Operation Tulipan Blanca, coordinated by Europol and conducted by the Spanish Guardia Civil with the support of the Finnish authorities and Homeland Security Investigation of US, has seen 11 arrests and 137 individuals investigated. Members of a crime ring laundered money earned by other organised crime groups, who made their money selling drugs, by using credit cards and cryptocurrencies.
The criminals based in Spain were contacted by drug traffickers to launder money obtained from their illegal activities. They picked up the illicit proceeds in cash, which were then split into small quantities to be deposited into hundreds of third bank accounts – a criminal method known as smurfing. As the cash was already circulating in the financial system, the ring just needed to transfer the criminal money back to the drug dealers in Colombia.
Credit cards and trading cryptocurrencies
The investigation revealed that the criminals acquired credit cards linked to the bank accounts in which criminal proceeds were deposited. Certain criminals then travelled to Colombia with credit cards and made several cash withdrawals from the bank accounts.
Once the criminals realised that cash withdrawals and bank operations were easy to track, they changed their laundering methods and turned to cryptocurrencies, mainly bitcoin. Thanks to the collaboration with the Finnish authorities, the police officers were able to find that the local bitcoin exchange was based in Finland and gathered all the information on the suspects held by the cryptocurrency exchange. The criminals used the exchange to convert their illicit proceeds into bitcoins, then change the cryptocurrency into Colombian pesos and deposit it into Colombian bank accounts on the same day.
174 bank accounts used
As a result of the operation the Spanish Guardia Civil carried out eight searches and seized several computers, devices and the equipment used to commit the crimes, such as money bags or money counting machines. 11 individuals were arrested and 137 are being investigated. The investigation shows that the suspects deposited more than EUR 8 million in cash using 174 bank accounts.

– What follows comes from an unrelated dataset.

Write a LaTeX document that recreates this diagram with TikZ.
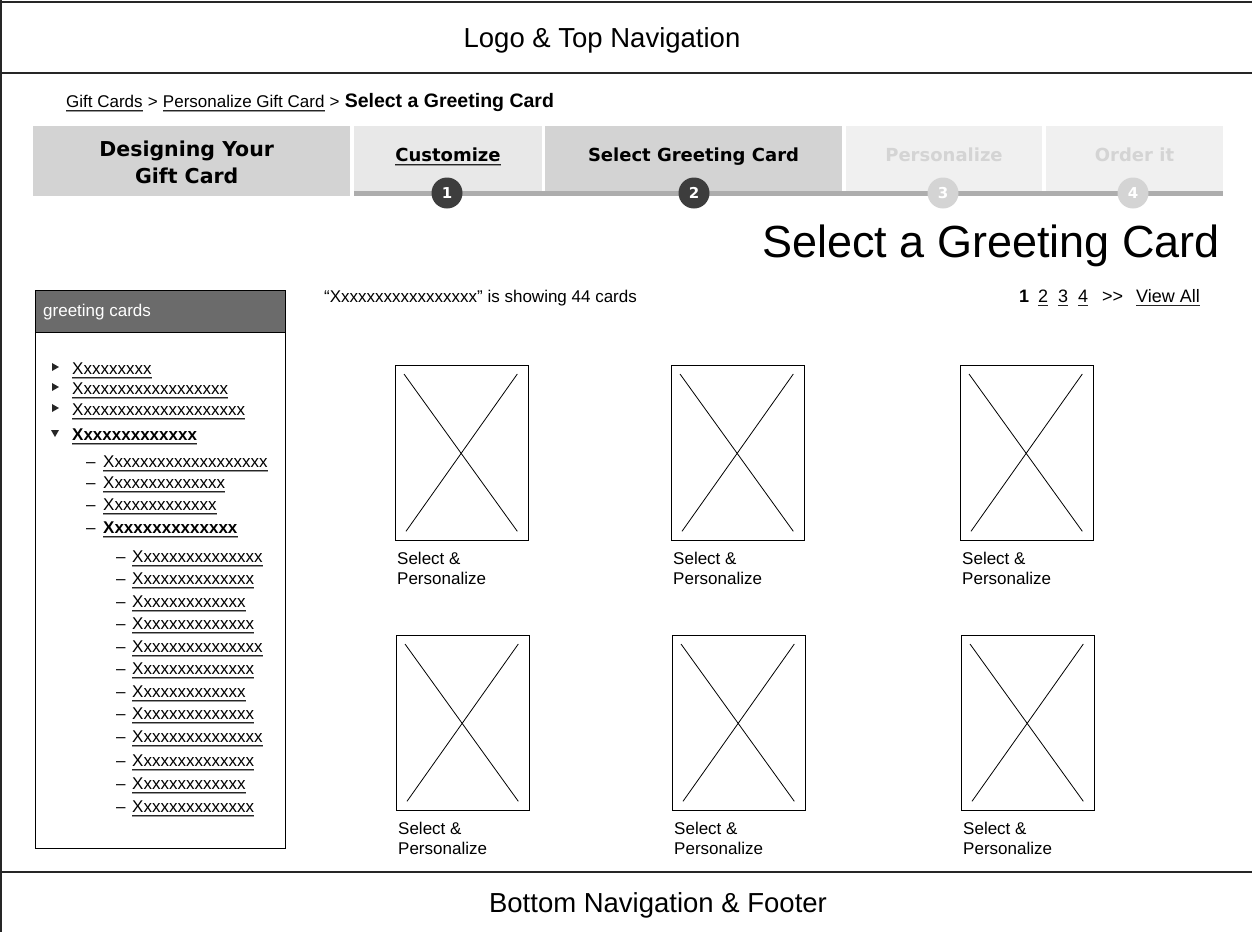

Europol has supported the investigation by providing analytical and operational support and facilitating the exchange of information in real time. With cryptocurrencies increasingly used to finance and carry out criminal activities, Europol will continue to coordinate across EU Member States and beyond, to effectively respond to this rising threat. Europol has organised specialised training courses to assist law enforcement officers in identifying the use of cryptocurrencies by organised crime networks.